* What the exercise asks *
Take the lines from the head of the listing through the one bearing "minimum width=122pt, minimum" and copy them exactly, leaving every picture out.

— START OF Records for this task —

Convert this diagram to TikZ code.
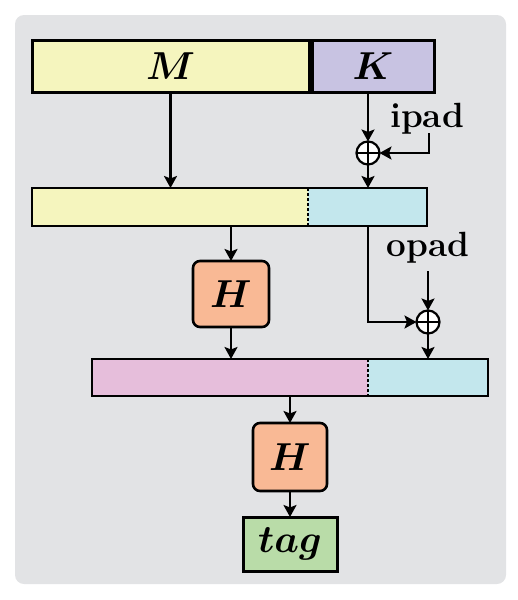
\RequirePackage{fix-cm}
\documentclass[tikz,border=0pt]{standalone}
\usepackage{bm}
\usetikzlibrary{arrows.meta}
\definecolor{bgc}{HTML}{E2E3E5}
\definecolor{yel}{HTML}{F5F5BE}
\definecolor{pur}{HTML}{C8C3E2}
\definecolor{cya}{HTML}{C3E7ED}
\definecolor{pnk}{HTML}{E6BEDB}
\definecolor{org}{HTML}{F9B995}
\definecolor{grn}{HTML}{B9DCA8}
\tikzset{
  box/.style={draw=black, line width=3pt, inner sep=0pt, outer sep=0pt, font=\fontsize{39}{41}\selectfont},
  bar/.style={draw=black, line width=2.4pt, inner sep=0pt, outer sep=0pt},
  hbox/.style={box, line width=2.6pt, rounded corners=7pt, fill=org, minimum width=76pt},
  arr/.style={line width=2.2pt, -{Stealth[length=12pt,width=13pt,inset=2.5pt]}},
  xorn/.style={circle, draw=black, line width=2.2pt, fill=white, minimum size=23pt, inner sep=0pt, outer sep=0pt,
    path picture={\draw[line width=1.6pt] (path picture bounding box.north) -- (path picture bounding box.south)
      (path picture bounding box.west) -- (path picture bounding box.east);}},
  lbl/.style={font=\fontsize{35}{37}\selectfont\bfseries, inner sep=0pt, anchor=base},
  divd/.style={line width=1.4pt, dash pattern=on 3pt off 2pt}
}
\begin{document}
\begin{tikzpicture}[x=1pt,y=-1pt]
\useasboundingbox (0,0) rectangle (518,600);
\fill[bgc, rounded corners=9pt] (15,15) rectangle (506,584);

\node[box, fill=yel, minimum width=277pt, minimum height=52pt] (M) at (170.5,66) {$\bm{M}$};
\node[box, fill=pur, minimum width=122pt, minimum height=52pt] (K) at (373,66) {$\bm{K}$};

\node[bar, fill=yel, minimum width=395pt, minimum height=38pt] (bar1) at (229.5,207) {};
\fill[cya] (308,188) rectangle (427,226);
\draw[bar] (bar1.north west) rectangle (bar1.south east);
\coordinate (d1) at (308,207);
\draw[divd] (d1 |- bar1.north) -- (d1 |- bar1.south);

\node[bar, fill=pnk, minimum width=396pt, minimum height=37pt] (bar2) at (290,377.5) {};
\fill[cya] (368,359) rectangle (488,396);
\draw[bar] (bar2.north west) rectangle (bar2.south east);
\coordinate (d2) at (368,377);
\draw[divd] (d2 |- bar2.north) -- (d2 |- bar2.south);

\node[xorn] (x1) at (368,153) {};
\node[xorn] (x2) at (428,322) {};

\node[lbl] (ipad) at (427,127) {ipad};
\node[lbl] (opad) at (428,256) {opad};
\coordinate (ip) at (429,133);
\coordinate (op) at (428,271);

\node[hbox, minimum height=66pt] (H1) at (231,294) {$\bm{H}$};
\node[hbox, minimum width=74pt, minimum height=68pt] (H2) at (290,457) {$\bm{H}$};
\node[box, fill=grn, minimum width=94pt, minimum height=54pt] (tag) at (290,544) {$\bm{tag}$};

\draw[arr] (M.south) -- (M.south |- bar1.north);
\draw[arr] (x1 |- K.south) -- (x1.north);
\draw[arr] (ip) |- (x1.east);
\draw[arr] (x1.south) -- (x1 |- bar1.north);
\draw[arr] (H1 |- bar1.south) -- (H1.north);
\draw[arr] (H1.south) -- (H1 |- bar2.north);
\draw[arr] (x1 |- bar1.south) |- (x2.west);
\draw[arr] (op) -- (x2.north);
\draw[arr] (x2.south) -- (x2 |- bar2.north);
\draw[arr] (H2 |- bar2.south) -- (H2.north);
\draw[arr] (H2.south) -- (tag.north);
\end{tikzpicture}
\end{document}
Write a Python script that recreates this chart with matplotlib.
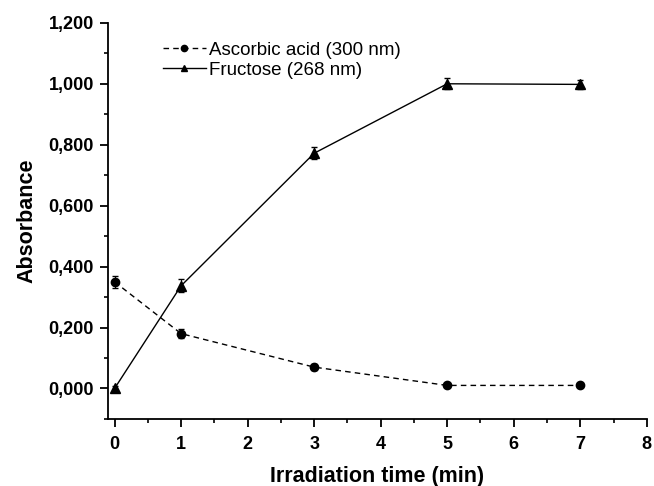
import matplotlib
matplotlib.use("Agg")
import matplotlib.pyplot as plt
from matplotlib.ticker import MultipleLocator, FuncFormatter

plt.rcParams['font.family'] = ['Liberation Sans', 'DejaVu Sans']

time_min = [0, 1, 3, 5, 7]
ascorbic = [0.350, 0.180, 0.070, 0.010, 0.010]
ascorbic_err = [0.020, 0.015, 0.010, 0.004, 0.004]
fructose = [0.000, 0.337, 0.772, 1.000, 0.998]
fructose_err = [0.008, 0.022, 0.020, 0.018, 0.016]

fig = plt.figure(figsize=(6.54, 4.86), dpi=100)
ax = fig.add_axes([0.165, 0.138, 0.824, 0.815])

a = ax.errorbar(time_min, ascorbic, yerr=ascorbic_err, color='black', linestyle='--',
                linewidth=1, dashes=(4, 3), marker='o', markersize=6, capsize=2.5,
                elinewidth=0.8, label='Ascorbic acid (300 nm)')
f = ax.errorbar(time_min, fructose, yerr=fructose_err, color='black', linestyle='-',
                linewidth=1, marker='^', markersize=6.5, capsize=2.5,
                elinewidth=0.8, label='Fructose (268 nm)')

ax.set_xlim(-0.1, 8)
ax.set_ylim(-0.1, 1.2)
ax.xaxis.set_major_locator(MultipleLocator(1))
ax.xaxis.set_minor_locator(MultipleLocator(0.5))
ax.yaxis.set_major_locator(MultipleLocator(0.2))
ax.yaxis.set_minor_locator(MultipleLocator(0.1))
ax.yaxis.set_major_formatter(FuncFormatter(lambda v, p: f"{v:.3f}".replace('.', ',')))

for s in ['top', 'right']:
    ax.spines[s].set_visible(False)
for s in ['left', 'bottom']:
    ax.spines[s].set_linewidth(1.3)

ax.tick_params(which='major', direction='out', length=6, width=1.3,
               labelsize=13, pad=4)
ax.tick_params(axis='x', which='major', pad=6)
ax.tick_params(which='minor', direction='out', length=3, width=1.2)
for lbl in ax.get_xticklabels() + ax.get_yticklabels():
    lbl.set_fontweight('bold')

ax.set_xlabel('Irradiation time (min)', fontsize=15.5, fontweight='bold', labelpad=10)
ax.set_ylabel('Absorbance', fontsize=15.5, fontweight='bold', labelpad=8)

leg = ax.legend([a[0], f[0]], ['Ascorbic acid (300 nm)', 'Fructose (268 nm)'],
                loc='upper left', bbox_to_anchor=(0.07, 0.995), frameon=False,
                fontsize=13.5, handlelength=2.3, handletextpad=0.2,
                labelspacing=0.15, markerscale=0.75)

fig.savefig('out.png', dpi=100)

— END OF Records for this task —

* Task answer *
Convert this diagram to TikZ code.
\RequirePackage{fix-cm}
\documentclass[tikz,border=0pt]{standalone}
\usepackage{bm}
\usetikzlibrary{arrows.meta}
\definecolor{bgc}{HTML}{E2E3E5}
\definecolor{yel}{HTML}{F5F5BE}
\definecolor{pur}{HTML}{C8C3E2}
\definecolor{cya}{HTML}{C3E7ED}
\definecolor{pnk}{HTML}{E6BEDB}
\definecolor{org}{HTML}{F9B995}
\definecolor{grn}{HTML}{B9DCA8}
\tikzset{
  box/.style={draw=black, line width=3pt, inner sep=0pt, outer sep=0pt, font=\fontsize{39}{41}\selectfont},
  bar/.style={draw=black, line width=2.4pt, inner sep=0pt, outer sep=0pt},
  hbox/.style={box, line width=2.6pt, rounded corners=7pt, fill=org, minimum width=76pt},
  arr/.style={line width=2.2pt, -{Stealth[length=12pt,width=13pt,inset=2.5pt]}},
  xorn/.style={circle, draw=black, line width=2.2pt, fill=white, minimum size=23pt, inner sep=0pt, outer sep=0pt,
    path picture={\draw[line width=1.6pt] (path picture bounding box.north) -- (path picture bounding box.south)
      (path picture bounding box.west) -- (path picture bounding box.east);}},
  lbl/.style={font=\fontsize{35}{37}\selectfont\bfseries, inner sep=0pt, anchor=base},
  divd/.style={line width=1.4pt, dash pattern=on 3pt off 2pt}
}
\begin{document}
\begin{tikzpicture}[x=1pt,y=-1pt]
\useasboundingbox (0,0) rectangle (518,600);
\fill[bgc, rounded corners=9pt] (15,15) rectangle (506,584);

\node[box, fill=yel, minimum width=277pt, minimum height=52pt] (M) at (170.5,66) {$\bm{M}$};
\node[box, fill=pur, minimum width=122pt, minimum height=52pt] (K) at (373,66) {$\bm{K}$};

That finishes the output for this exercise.